*What to work on*:
Reproduce all the lines below exactly and omit the images.

* BEGIN Supplied data *

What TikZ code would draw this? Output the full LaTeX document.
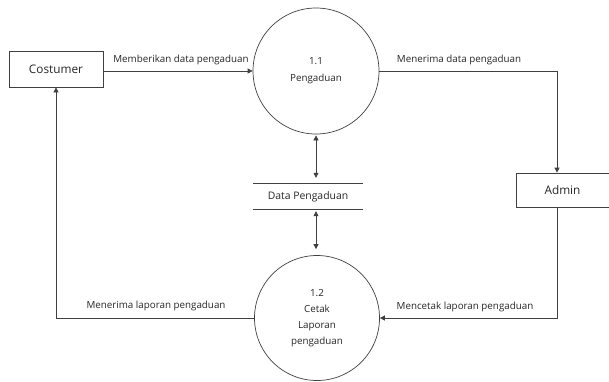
\documentclass[tikz,border=0pt]{standalone}
\usepackage{fontspec}
\setmainfont{Open Sans}
\usetikzlibrary{arrows.meta}
\begin{document}
\begin{tikzpicture}[x=1pt,y=-1pt,
  every node/.style={font=\fontsize{9.8}{16}\selectfont, text=black!85},
  line/.style={draw=black!75, line width=0.7pt},
  box/.style={line, rectangle, minimum height=36pt, inner sep=0pt, font=\fontsize{11.8}{14}\selectfont},
  proc/.style={line, circle, inner sep=0pt, align=center},
  arr/.style={line, -{Triangle[length=5pt,width=5pt]}},
  darr/.style={line, {Triangle[length=5pt,width=5pt]}-{Triangle[length=5pt,width=5pt]}},
  lbl/.style={inner sep=1pt}]
\useasboundingbox (0,0) rectangle (609,381);

\node[box, minimum width=94pt] (cost) at (56,69) {Costumer};
\node[box, minimum width=93pt, minimum height=34pt] (admin) at (562.5,190) {Admin};
\node[proc, minimum size=126pt, font=\fontsize{9.8}{17}\selectfont] (p11) at (316,71) {1.1\\Pengaduan};
\node[proc, minimum size=125pt] (p12) at (317,318) {1.2\\Cetak\\Laporan\\pengaduan};
\node[minimum width=110pt, minimum height=25pt, inner sep=0pt, font=\fontsize{10.4}{12}\selectfont] (ds) at (308,196.5) {Data Pengaduan};
\draw[line] (ds.north west) -- (ds.north east);
\draw[line] (ds.south west) -- (ds.south east);

\draw[arr] (cost.east |- p11.west) -- (p11.west);
\draw[arr] (p11.east) -| ([xshift=-5.5pt]admin.north);
\draw[arr] ([xshift=-5.5pt]admin.south) |- (p12.east);
\draw[arr] (p12.west) -| (cost.south);
\draw[darr, shorten >=6pt, shorten <=1pt] (p11.south) -- (p11.south |- ds.north);
\draw[darr, shorten >=6pt, shorten <=2pt] (p11.south |- ds.south) -- (p11.south |- p12.north);

\node[lbl] (l1) at (181,60) {Memberikan data pengaduan};
\node[lbl] (l2) at (459,60) {Menerima data pengaduan};
\node[lbl] (l3) at (156,306) {Menerima laporan pengaduan};
\node[lbl] (l4) at (465,307) {Mencetak laporan pengaduan};
\end{tikzpicture}
\end{document}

* END Supplied data *

*Solution to this task*:
What TikZ code would draw this? Output the full LaTeX document.
\documentclass[tikz,border=0pt]{standalone}
\usepackage{fontspec}
\setmainfont{Open Sans}
\usetikzlibrary{arrows.meta}
\begin{document}
\begin{tikzpicture}[x=1pt,y=-1pt,
  every node/.style={font=\fontsize{9.8}{16}\selectfont, text=black!85},
  line/.style={draw=black!75, line width=0.7pt},
  box/.style={line, rectangle, minimum height=36pt, inner sep=0pt, font=\fontsize{11.8}{14}\selectfont},
  proc/.style={line, circle, inner sep=0pt, align=center},
  arr/.style={line, -{Triangle[length=5pt,width=5pt]}},
  darr/.style={line, {Triangle[length=5pt,width=5pt]}-{Triangle[length=5pt,width=5pt]}},
  lbl/.style={inner sep=1pt}]
\useasboundingbox (0,0) rectangle (609,381);

\node[box, minimum width=94pt] (cost) at (56,69) {Costumer};
\node[box, minimum width=93pt, minimum height=34pt] (admin) at (562.5,190) {Admin};
\node[proc, minimum size=126pt, font=\fontsize{9.8}{17}\selectfont] (p11) at (316,71) {1.1\\Pengaduan};
\node[proc, minimum size=125pt] (p12) at (317,318) {1.2\\Cetak\\Laporan\\pengaduan};
\node[minimum width=110pt, minimum height=25pt, inner sep=0pt, font=\fontsize{10.4}{12}\selectfont] (ds) at (308,196.5) {Data Pengaduan};
\draw[line] (ds.north west) -- (ds.north east);
\draw[line] (ds.south west) -- (ds.south east);

\draw[arr] (cost.east |- p11.west) -- (p11.west);
\draw[arr] (p11.east) -| ([xshift=-5.5pt]admin.north);
\draw[arr] ([xshift=-5.5pt]admin.south) |- (p12.east);
\draw[arr] (p12.west) -| (cost.south);
\draw[darr, shorten >=6pt, shorten <=1pt] (p11.south) -- (p11.south |- ds.north);
\draw[darr, shorten >=6pt, shorten <=2pt] (p11.south |- ds.south) -- (p11.south |- p12.north);

\node[lbl] (l1) at (181,60) {Memberikan data pengaduan};
\node[lbl] (l2) at (459,60) {Menerima data pengaduan};
\node[lbl] (l3) at (156,306) {Menerima laporan pengaduan};
\node[lbl] (l4) at (465,307) {Mencetak laporan pengaduan};
\end{tikzpicture}
\end{document}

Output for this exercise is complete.